How diabetes could increase cancer risk

For years, scientists have been trying to solve a medical mystery: Why do people with type 1 or type 2 diabetes have an increased risk of developing some forms of cancer?

In a new study, researchers report a possible explanation for this double whammy.

They found that DNA sustains more damage and gets fixed less often when blood sugar levels are high compared to when blood sugar is at a normal, healthy level, thereby increasing one’s cancer risk.

These cancers include ovarian, breast, kidney and others.

Scientists have suspected that the elevated cancer risk for diabetics arises from hormonal dysregulation.

In addition to controlling blood glucose levels, the hormone insulin can stimulate cell growth, possibly leading to cancer.

Also, most people with type 2 diabetes are overweight, and their excess fat tissue produces higher levels of adipokines than those at a healthy weight.
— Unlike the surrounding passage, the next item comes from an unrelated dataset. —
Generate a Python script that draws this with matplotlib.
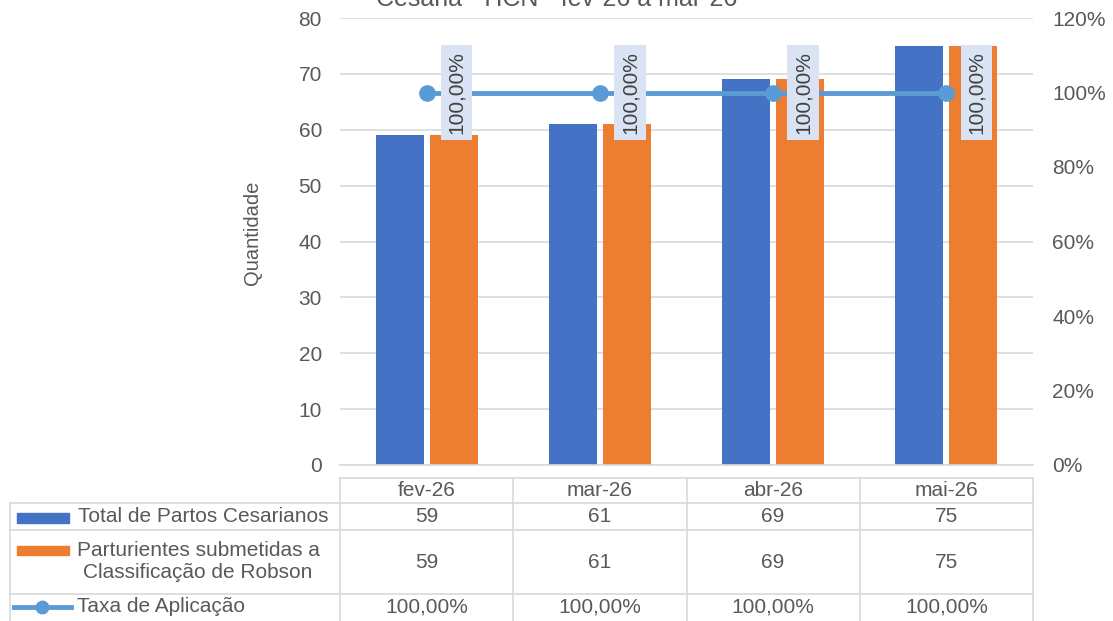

These hormones promote chronic inflammation, which is linked to cancer.

But in the new study, the team wondered if the increased blood glucose levels seen in diabetes could harm DNA, making the genome unstable, which could lead to cancer.

They looked for a specific type of damage in the form of chemically modified DNA bases, known as adducts, in tissue culture and rodent models of diabetes.
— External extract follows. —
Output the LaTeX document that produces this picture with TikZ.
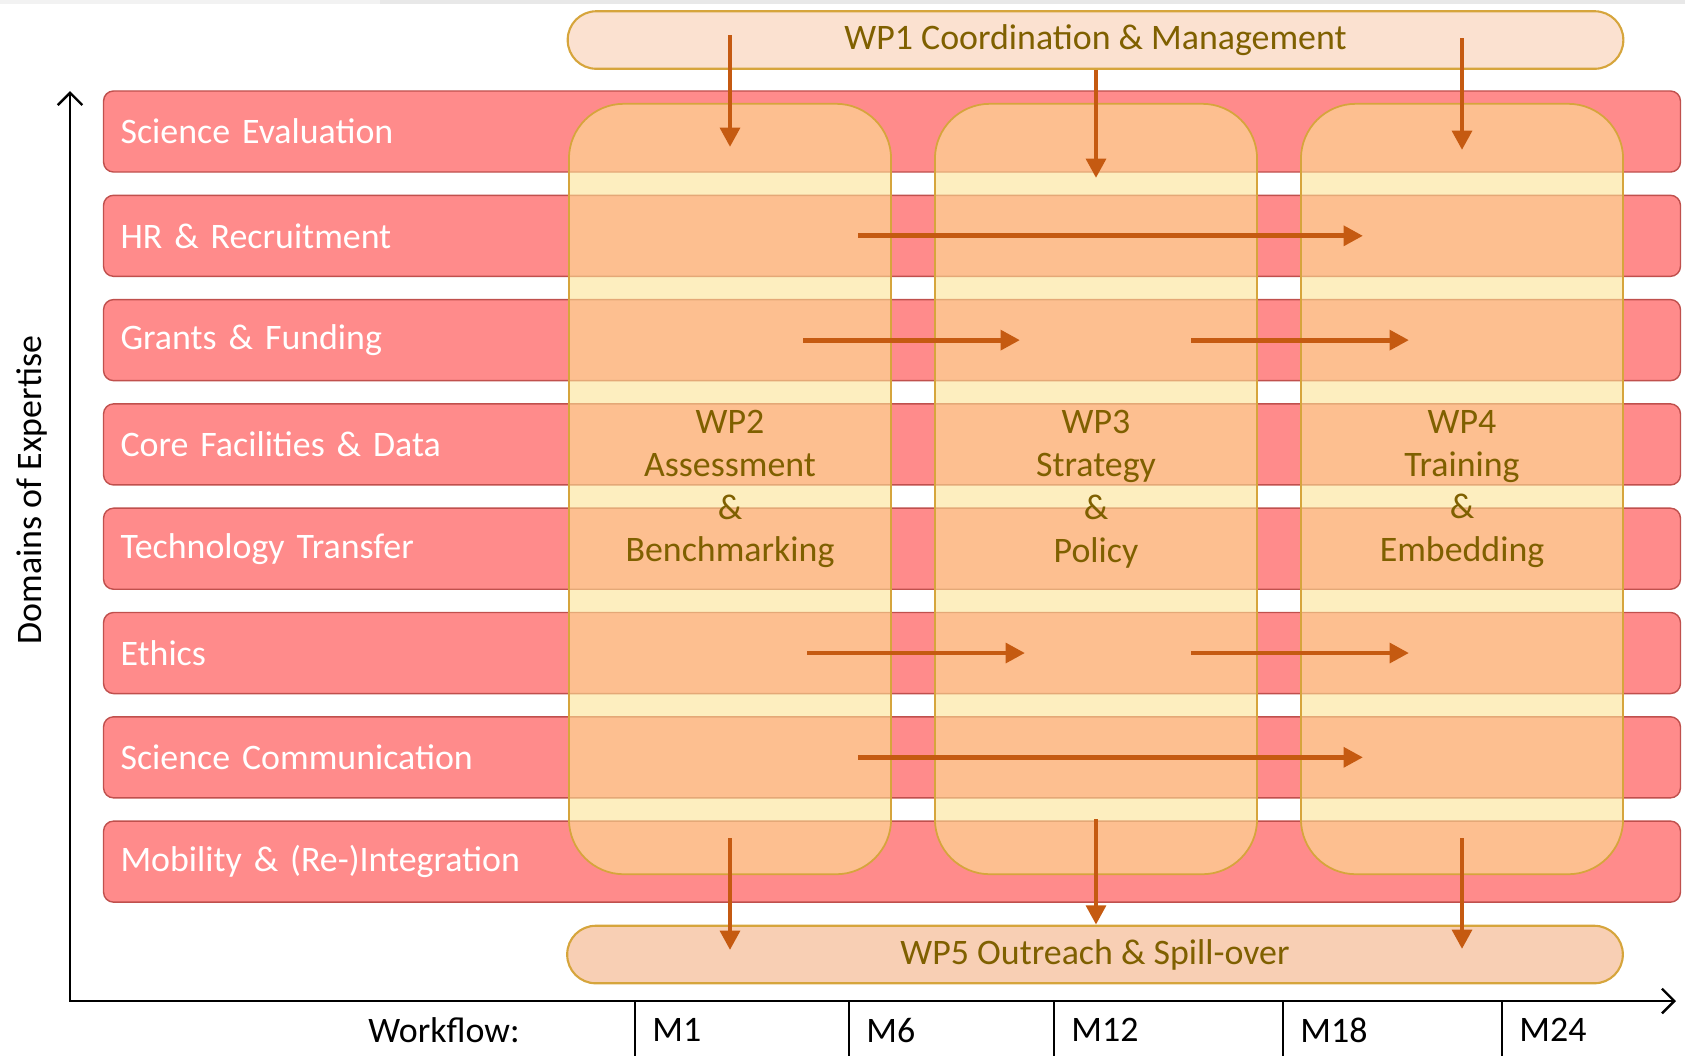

Indeed, they found a DNA adduct, called CEdG, that occurred more frequently in the diabetic models than in normal cells or mice.

What’s more, high glucose levels interfered with the cells’ process for fixing it.

The team says exposure to high glucose levels leads to both DNA adducts and the suppression of their repair, which in combination could cause genome instability and cancer.

The team has completed a clinical study that measured the levels of CEdG, as well as its counterpart in RNA (CEG), in people with type 2 diabetes.

They found as in mice, people with diabetes had much higher levels of both CEdG and CEG than people without the disease.

They identified two proteins that appear to be involved: the transcription factor HIF1α and the signaling protein mTORC1, which both show less activity in diabetes. HIF1α activates several genes involved in the repair process.

The researchers found that if we stabilize HIF1α in a high-glucose environment, we increase DNA repair and reduce DNA damage.

And mTORC1 actually controls HIF1α, so if you stimulate mTORC1, you stimulate HIF1α.

The researchers plan to see if some drugs decrease cancer risk in diabetic animal models and if so, they will test them in humans.

The study was at the American Chemical Society (ACS) Fall 2019 National Meeting & Exposition. John Termini, Ph.D. presented the work at the meeting.